Now in its second edition, Migration remains the only text in more than a decade that emphasizes how geographical or spatial concepts can be used critically to understand migration. The multi-disciplinary text draws on insights from human geography, political science, social anthropology, sociology, and to a lesser extent economics. All of the chapters focus on key terms, theories, concepts, and issues concerning migration and immigration. The book argues that in the context of migration, two opposing ‘spatial positions’ have emerged in the wake of the critique of ‘methodological nationalism’. On one hand is the significance of ‘transnationalism’, and on the other, the importance of ‘sub-national’ or local processes. Both require more nuance and integration, while many of the concepts and theories which have thus far neglected space or have not been ‘treated’ spatially, need to be re-written with space in mind. Pedagogically the text combines a carefully defined structure, accessible language, boxes that explore case studies of migrant-related experiences in particular places, annotated suggestions for further reading, useful websites and relevant films and summary questions for student learning at the end of each chapter.
Migration provides a critical, multi-disciplinary, advanced, and theoretically informed introduction to migration and immigration. Revised and updated with new material, new maps and illustrations and an accompanying website (https://migration2ndedition.wordpress.com/), it continues to be aimed at advanced undergraduates and Masters-level graduate students undertaking courses on migration and immigration.

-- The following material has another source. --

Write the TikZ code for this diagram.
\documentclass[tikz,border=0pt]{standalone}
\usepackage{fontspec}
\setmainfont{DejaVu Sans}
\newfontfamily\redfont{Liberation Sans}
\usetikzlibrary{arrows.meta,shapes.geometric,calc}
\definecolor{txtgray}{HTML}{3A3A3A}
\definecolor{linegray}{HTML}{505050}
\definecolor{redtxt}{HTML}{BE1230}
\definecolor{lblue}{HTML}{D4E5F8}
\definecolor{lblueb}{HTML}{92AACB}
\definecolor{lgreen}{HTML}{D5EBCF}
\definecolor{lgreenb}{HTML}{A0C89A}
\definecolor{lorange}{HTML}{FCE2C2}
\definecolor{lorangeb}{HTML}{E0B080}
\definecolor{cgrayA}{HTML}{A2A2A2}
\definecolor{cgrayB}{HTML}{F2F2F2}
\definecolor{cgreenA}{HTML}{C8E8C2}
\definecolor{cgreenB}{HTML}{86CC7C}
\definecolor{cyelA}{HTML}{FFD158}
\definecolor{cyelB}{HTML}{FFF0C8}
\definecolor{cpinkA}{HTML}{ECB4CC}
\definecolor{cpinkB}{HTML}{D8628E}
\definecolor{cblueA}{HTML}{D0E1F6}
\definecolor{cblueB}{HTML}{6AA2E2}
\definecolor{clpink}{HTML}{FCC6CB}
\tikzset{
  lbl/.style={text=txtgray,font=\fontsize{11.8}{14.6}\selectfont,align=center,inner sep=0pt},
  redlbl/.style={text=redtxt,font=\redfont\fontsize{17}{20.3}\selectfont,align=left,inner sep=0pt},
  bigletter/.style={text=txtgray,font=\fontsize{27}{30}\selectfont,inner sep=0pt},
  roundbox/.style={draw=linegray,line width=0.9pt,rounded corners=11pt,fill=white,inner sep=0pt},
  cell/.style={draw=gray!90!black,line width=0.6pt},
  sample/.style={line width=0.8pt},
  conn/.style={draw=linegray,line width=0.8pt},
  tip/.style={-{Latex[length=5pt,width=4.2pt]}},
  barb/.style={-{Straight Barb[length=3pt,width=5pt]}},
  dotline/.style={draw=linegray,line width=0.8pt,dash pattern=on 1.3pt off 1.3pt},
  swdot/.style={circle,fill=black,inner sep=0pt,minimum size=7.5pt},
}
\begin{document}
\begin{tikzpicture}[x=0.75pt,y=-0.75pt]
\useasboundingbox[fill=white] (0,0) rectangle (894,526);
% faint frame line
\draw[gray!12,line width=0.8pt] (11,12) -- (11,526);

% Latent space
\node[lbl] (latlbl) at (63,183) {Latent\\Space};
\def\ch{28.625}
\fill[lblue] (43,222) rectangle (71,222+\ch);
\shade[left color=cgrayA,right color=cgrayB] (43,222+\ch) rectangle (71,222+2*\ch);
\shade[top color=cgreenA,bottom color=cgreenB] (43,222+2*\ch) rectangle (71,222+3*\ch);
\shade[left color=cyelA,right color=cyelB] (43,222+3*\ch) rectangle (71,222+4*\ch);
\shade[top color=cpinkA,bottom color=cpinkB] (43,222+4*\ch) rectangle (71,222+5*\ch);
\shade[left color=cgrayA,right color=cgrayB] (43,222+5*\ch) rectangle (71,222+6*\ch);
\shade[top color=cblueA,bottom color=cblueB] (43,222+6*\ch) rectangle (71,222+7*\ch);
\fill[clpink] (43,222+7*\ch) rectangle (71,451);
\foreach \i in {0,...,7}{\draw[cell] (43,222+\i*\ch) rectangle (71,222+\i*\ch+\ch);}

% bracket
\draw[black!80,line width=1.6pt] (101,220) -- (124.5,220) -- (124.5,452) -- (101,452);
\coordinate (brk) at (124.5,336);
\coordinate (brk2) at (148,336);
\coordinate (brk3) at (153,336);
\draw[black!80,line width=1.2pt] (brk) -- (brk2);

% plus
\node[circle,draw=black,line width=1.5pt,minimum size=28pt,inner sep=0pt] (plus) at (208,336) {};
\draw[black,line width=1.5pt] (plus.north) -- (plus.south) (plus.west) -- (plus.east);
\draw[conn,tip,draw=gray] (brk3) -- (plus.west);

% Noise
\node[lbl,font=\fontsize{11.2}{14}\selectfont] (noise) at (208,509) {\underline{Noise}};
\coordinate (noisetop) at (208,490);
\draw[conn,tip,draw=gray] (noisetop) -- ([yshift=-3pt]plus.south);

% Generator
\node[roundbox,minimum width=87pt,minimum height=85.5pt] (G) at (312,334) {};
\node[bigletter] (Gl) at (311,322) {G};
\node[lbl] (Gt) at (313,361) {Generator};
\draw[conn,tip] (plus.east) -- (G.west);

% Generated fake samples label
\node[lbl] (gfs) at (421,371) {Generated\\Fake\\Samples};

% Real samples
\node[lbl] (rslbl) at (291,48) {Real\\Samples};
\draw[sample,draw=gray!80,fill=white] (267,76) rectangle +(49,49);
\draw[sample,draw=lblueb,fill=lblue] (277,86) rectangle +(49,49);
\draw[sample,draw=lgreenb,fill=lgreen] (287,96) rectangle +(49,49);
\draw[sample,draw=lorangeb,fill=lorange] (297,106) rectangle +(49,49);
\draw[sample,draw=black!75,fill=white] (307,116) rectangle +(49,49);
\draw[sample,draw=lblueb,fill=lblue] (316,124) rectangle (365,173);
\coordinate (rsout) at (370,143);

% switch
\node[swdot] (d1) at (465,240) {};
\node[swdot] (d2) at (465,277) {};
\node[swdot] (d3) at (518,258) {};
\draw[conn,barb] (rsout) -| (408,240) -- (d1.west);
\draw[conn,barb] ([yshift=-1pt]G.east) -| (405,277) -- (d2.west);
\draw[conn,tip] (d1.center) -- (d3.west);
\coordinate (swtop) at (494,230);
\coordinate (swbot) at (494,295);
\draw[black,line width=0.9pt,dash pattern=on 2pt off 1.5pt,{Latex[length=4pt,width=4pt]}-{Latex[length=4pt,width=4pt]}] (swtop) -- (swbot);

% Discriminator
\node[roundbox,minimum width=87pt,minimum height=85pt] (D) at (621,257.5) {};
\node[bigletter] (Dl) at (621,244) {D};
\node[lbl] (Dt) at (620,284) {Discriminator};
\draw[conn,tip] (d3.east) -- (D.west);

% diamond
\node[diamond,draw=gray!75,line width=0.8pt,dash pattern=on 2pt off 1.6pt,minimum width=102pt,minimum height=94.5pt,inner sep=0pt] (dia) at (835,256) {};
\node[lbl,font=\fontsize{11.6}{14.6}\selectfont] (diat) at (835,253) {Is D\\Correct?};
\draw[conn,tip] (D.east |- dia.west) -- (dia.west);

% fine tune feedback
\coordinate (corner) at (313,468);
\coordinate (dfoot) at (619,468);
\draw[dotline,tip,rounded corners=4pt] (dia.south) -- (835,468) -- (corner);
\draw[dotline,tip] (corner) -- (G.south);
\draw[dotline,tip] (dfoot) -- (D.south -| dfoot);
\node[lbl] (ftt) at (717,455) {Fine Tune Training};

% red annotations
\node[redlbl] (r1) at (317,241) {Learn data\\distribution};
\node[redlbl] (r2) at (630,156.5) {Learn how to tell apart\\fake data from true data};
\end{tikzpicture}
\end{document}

Michael Samers is Associate Professor of Geography at the University of Kentucky, USA. His research interests include the urban and economic dimensions of migration, as well as international finance. He is the co-author with Noel Castree, Neil Coe, and Kevin Ward of Spaces of Work: Global Capitalism and Geographies of Labour.
Michael Collyer is Professor of Geography at the University of Sussex, UK and has held visiting positions at universities in Egypt, Morocco, New Zealand, Sri Lanka, and the USA. He is primarily a political geographer with research interests in the politics of mobility. He is editor of Emigration Nations: Policies and Ideologies of Emigrant Engagement.